Na aula prática, as crianças experimentaram diversos movimentos da ginástica artística. “Dinâmicas foram criadas para o estudo das séries do solo. Essa possibilidade de variações no meu entender ajudou colocá-los na posição de produtores da prática estudada, o que foi um ponto positivo na aprendizagem das modalidades ginásticas para a saúde e o lazer”, explica.

Ler o mundo
Nascida em São Paulo, Jacqueline, 31, licenciou-se em Educação Física pela Unesp de Presidente Prudente (SP). A professora conta que a escolha pela carreira docente foi pela via do antagonismo. “Eu queria fazer justamente o oposto às aulas que eu tive quando era aluna de escola pública no Ensino Básico. Eram aulas em que cada um fazia o que queria”, relembra.

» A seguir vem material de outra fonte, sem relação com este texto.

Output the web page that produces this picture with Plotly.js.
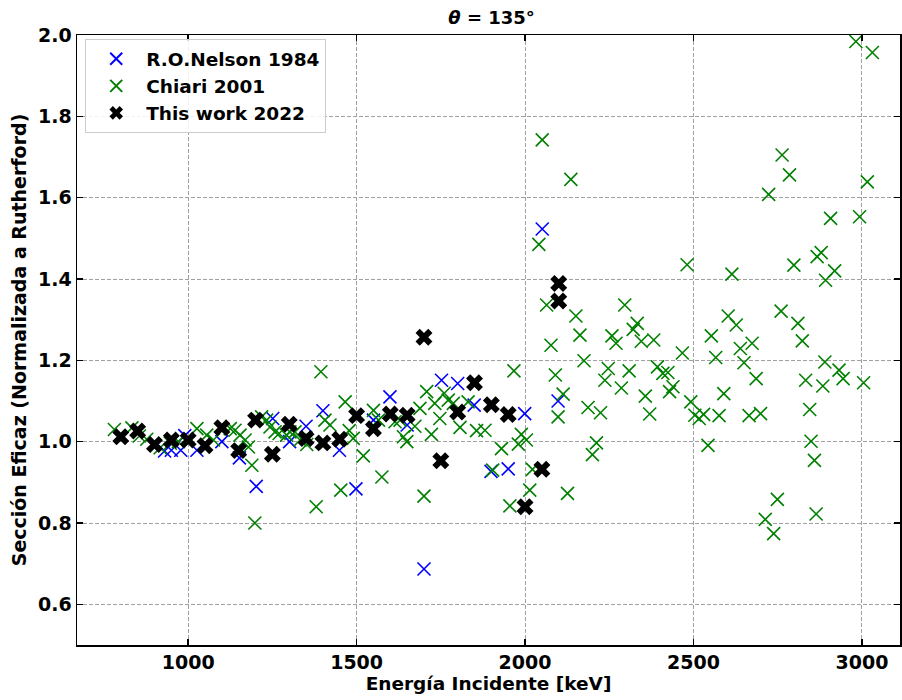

Engana-se quem julga que Jacqueline apenas aproveitou-se da facilidade para as práticas esportivas para seguir carreira na Educação Física. Desde o início da graduação, ela tinha algo em mente: educação física numa perspectiva de educação física cultural.

“Já no primeiro ano da graduação fiz projetos de extensão sobre o assunto. A gente tem que entender as manifestações da cultura corporal como elas são e como elas acontecem no mundo e quem são as pessoas que as praticam”, afirma.

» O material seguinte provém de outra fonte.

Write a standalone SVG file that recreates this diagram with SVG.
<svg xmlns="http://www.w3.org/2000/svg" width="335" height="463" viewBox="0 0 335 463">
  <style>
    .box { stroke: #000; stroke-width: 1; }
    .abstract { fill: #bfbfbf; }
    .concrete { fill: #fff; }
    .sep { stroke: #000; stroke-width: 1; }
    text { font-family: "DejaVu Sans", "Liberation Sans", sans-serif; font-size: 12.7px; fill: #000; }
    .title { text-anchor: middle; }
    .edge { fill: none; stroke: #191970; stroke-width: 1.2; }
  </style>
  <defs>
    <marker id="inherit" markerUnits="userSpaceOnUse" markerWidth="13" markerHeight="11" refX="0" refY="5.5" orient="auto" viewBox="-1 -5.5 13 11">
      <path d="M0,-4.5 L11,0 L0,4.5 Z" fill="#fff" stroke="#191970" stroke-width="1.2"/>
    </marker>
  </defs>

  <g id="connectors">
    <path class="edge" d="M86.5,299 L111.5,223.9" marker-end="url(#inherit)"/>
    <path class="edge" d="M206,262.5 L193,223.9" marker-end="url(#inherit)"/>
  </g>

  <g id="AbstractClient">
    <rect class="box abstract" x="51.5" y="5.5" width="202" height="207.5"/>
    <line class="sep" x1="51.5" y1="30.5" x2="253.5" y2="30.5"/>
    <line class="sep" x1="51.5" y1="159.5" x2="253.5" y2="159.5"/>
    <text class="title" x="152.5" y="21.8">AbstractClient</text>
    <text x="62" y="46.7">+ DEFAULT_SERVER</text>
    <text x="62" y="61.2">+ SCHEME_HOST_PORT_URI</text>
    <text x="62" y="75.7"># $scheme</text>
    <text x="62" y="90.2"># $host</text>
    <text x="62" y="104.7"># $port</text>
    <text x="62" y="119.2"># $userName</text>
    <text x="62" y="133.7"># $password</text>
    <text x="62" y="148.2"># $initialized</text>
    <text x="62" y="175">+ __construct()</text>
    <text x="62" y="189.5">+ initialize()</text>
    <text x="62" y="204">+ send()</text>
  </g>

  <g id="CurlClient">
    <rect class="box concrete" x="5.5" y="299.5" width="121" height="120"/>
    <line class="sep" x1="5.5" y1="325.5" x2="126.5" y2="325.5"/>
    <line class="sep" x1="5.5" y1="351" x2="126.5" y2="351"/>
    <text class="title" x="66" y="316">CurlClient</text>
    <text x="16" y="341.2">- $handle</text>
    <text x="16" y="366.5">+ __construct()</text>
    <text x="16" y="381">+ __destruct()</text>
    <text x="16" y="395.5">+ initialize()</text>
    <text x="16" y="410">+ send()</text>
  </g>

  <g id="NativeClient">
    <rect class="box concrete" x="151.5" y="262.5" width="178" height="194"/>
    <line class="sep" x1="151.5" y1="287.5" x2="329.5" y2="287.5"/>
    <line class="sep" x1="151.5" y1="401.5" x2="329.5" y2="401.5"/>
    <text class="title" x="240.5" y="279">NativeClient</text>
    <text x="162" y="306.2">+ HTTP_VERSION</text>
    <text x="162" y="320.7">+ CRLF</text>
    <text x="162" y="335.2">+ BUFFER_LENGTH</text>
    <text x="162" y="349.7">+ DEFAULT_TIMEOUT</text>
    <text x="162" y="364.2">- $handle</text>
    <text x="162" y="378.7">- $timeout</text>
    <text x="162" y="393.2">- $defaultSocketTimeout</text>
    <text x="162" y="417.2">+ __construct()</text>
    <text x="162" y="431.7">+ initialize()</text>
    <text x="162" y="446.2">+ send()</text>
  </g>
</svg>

Para Jacqueline, o que falta no ensino de educação física é essa perspectiva cultural. “Vejo muitas aulas que parecem adestramento, coisas que não existem no mundo fora da escola. Falta essa ligação das práticas que existem no mundo com a sala de aula”. A educadora sustenta que suas aulas são direcionadas para a aprendizagem daquilo que os alunos possam ler no mundo: o futebol, o basquete, os esportes, a dança, as ginásticas, aquilo que se vê por aí. “Uma prática corporal tem vários códigos, se você não tem conhecimento daquilo, você não sabe o que está acontecendo”, critica.

Aluna do ensino público durante toda sua trajetória escolar, Jacqueline diz que tem um dever. “Um compromisso com a escola pública. É de onde eu vim. Fiz universidade pública então é meu dever devolver aos alunos de escola pública tudo o que foi investido em mim”, declara.